Day 3: The Final Venture

Nahargarh Fort

Before leaving back for Delhi, we had two hours and two forts to cover; Nahargarh and Jaigarh. We decided to go for Nahargarh fort, as per suggestions.

The huge fort is nothing as compared to Amber Fort, yet it is pristine in its own way. The fort was built by Raja Sawai Jai Singh II in 1734, for the purpose of the retreat. This fort was later extended by Sawai Ram Singh II. It has small suites built specially for the queens. These suites were given different names and each queen had a bedroom, kitchen of her own. There are 9 such palaces in this fort, each connected by a corridor. The terrace of the fort gives an avid glimpse of Jaipur.
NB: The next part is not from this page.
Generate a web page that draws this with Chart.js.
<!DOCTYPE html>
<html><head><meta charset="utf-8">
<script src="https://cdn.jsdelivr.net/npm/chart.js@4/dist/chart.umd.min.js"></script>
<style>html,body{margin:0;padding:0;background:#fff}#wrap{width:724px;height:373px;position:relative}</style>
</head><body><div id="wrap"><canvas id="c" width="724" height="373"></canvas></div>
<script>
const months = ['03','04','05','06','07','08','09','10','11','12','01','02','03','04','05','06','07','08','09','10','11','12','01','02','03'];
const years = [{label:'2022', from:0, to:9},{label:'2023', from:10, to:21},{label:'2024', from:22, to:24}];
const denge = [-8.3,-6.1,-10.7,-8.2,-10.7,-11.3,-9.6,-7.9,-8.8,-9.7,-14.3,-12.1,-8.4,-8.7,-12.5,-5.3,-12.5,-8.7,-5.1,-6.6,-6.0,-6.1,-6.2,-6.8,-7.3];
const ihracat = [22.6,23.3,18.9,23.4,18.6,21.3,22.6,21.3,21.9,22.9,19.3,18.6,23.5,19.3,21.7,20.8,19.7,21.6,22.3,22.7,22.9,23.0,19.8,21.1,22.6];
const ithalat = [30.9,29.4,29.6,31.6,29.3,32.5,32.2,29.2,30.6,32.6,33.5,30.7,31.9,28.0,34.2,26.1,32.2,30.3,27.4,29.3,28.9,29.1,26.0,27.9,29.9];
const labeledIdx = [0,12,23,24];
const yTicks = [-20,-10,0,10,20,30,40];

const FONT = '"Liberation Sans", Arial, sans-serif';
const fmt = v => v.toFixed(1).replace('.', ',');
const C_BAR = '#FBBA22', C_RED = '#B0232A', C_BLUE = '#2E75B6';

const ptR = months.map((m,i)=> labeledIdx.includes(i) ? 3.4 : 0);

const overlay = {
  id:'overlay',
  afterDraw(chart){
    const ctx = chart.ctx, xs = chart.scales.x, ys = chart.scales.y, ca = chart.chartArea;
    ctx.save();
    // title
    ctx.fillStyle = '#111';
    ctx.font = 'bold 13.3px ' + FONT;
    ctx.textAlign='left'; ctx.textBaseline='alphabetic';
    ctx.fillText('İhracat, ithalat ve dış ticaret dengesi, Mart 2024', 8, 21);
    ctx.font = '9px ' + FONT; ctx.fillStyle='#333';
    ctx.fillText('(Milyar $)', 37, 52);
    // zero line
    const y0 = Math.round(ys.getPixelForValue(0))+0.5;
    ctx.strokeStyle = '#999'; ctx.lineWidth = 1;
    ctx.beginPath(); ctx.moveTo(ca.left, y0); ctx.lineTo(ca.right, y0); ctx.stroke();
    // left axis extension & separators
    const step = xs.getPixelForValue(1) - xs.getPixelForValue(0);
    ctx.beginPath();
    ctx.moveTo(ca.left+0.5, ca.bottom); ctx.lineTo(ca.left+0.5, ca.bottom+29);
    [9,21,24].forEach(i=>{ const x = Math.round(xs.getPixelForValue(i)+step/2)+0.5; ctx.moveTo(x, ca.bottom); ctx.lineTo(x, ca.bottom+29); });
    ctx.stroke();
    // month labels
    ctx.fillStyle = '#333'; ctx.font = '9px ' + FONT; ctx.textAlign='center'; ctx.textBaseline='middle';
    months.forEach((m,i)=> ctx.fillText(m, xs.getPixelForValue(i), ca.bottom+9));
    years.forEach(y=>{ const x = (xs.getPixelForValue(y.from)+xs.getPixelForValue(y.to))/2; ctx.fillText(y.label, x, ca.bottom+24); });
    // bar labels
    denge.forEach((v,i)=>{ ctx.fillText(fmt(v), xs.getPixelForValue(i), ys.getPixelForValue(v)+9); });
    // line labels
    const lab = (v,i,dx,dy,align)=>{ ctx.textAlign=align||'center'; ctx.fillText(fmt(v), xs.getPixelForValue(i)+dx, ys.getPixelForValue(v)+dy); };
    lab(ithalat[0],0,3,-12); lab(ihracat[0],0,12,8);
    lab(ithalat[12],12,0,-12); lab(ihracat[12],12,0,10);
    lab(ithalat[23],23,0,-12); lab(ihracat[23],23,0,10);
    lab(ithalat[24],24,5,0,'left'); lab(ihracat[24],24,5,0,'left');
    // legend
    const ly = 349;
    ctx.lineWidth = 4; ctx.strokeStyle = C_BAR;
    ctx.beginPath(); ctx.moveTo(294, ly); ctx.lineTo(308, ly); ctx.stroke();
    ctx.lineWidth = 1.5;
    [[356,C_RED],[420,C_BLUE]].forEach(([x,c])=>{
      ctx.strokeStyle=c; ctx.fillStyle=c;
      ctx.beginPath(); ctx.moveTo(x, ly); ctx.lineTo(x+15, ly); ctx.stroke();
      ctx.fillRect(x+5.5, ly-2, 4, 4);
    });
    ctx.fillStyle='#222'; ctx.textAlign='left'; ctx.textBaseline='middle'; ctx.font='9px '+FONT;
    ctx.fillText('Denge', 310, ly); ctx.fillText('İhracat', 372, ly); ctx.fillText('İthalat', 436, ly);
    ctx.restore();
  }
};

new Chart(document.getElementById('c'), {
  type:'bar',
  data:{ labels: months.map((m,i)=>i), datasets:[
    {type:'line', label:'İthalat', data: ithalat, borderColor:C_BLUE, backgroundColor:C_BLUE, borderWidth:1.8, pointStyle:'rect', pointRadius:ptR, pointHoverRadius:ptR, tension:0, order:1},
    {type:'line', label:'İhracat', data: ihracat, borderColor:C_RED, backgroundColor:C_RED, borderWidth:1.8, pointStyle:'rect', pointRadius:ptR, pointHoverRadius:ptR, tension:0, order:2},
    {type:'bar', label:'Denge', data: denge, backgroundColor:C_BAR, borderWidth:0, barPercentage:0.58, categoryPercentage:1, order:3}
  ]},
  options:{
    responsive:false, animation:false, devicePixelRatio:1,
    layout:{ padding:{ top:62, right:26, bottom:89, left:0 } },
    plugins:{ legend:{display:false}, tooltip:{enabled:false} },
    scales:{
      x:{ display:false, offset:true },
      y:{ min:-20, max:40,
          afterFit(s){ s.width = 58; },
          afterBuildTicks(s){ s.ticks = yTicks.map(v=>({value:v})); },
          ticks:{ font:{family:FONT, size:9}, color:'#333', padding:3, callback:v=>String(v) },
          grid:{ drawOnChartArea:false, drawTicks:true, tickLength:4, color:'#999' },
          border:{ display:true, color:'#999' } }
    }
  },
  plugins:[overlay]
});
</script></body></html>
The old architecture of this fort has been retained, with restoration works in some parts to retain the glory of the past.

There are some eateries and shops near the fort that you could explore, but the fort is not worth spending a lot of your time.

Bidding goodbye to the last venture of our trip, we set off from Jaipur- the city which had won our hearts in such a short span of time.

 

(Fun facts: Bollywood movies like Rang De Basanti and Shudh Desi Romance have been shot here)

Other budget hotel options:

Hotel Regenta Central

Hotel Surya Vilas

Fab hotel Pink Dior

Hotel Wall Street

The overall budget needed for the weekend trip: Rs 5000 – Rs 10000 per person (in a group of five to six).